Numa intervenção sempre acompanhada por apartes de outras bancadas, Mortágua perguntou: “Porque só agora é que vos mordeu o bicho da transparência? Porque é que, quando recapitalizaram a Caixa, não quiseram saber das responsabilidades das imparidades?”
Além deste ponto, defendeu ainda o porquê do fim do inquérito parlamentar à CGD sem que se soubesse o resultado da auditoria. “O objectivo [do PSD e do CDS] não era a informação, era a manobra: ou mantinham a Caixa sobre a pressão do inquérito durante metade da legislatura, ou passariam o tempo a dizer que a maioria travou a transparência. Nunca quiseram saber do impacto do bullying na Caixa”, defendeu.
Também o deputado do PCP Paulo Sá questionou afinal se “alguma vez os administradores nomeados pelo CDS puseram em causa algum desses negócios. Essa responsabilidade é dos sucessivos governos”, disse. O deputado advogou a “necessidade de cabal apuramento de responsabilidades pessoais” de todos os que por “incompetência, dolo ou inacção” levaram o banco àquelas perdas.
Para o deputado comunista, há outro problema associado à gestão da CGD que passa pelo facto de os sucessivos governos a terem tentado tornar um banco privado: “Em resultado de erradas orientações políticas de PS, PSD e CDS, que quiseram alinhar o banco público pelo sector privado, a CGD enveredou por interesses privados em detrimento do interesse público. Afastaram-na do interesse público.”
Já o deputado socialista João Paulo Correia lembrou outro dos argumentos que estiveram subjacentes à rejeição pela esquerda da auditoria à Caixa na altura. “Não é preciso saber só da Caixa, é preciso saber o que se passou nos outros bancos”, lembrou.
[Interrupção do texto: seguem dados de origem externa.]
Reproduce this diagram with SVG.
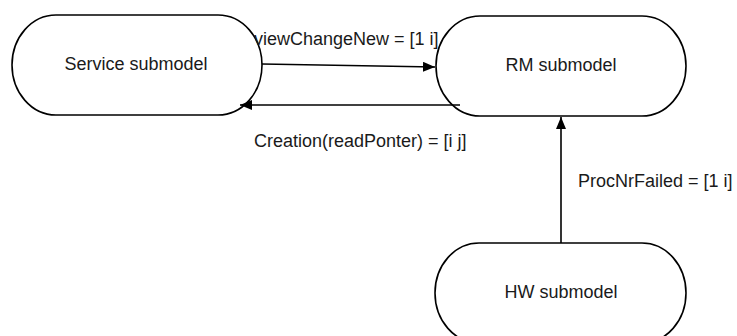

Em causa está o facto de o Parlamento ter votado a semana passada uma nova legislação que obriga os bancos que receberam ajudas públicas a entregar relatórios de créditos ao Parlamento. Sobre esse assunto a proposta de PSD e CDS acabaria por retirar essa obrigação de transparência a bancos como o BCP ou o BPI.
“Não querem saber o que se passou nesses bancos que foram salvos com o dinheiro dos contribuintes”, acusou.